-- start Provided material --

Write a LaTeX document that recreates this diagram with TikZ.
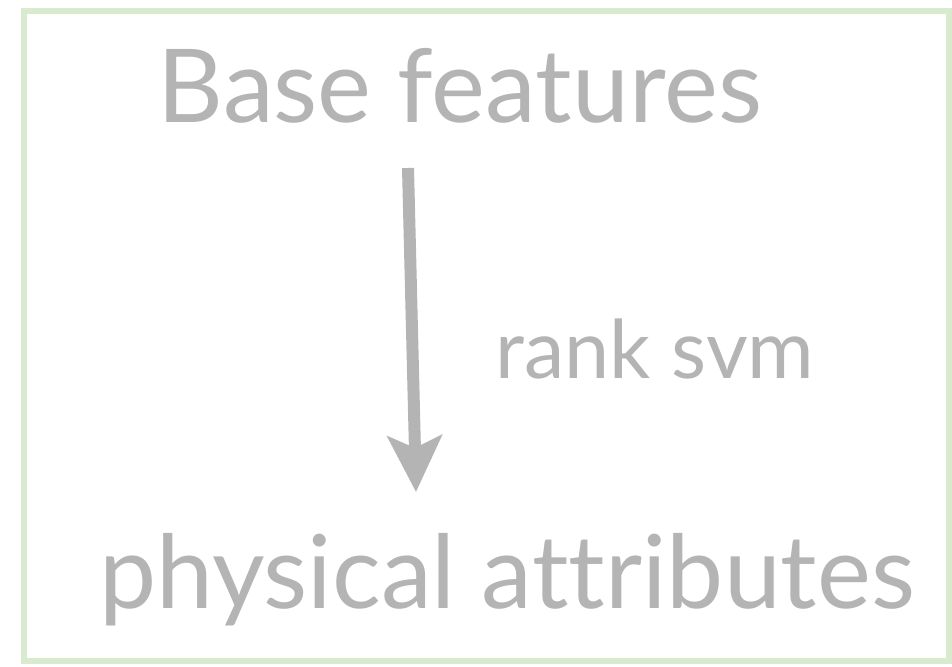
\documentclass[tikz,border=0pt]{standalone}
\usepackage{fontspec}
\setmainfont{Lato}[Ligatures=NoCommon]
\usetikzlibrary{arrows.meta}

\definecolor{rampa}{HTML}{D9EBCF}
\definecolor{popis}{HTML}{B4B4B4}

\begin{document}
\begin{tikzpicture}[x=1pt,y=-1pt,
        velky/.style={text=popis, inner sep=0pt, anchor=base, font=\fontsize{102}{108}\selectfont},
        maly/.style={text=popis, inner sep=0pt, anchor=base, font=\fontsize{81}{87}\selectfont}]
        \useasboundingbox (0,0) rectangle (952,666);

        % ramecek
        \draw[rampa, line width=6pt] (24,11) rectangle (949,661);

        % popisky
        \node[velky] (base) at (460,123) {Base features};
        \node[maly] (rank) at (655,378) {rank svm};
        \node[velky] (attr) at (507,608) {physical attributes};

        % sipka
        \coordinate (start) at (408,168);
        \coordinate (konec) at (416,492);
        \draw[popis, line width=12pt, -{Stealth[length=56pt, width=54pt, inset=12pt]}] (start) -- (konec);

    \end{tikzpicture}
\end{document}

-- end Provided material --

▶ [Task description]
Take the lines from the start of the material to the line with "(attr) at (507,608)", both included, and transcribe them exactly without the pictures.

▶ [Exercise solution]
Write a LaTeX document that recreates this diagram with TikZ.
\documentclass[tikz,border=0pt]{standalone}
\usepackage{fontspec}
\setmainfont{Lato}[Ligatures=NoCommon]
\usetikzlibrary{arrows.meta}

\definecolor{rampa}{HTML}{D9EBCF}
\definecolor{popis}{HTML}{B4B4B4}

\begin{document}
\begin{tikzpicture}[x=1pt,y=-1pt,
        velky/.style={text=popis, inner sep=0pt, anchor=base, font=\fontsize{102}{108}\selectfont},
        maly/.style={text=popis, inner sep=0pt, anchor=base, font=\fontsize{81}{87}\selectfont}]
        \useasboundingbox (0,0) rectangle (952,666);

        % ramecek
        \draw[rampa, line width=6pt] (24,11) rectangle (949,661);

        % popisky
        \node[velky] (base) at (460,123) {Base features};
        \node[maly] (rank) at (655,378) {rank svm};
        \node[velky] (attr) at (507,608) {physical attributes};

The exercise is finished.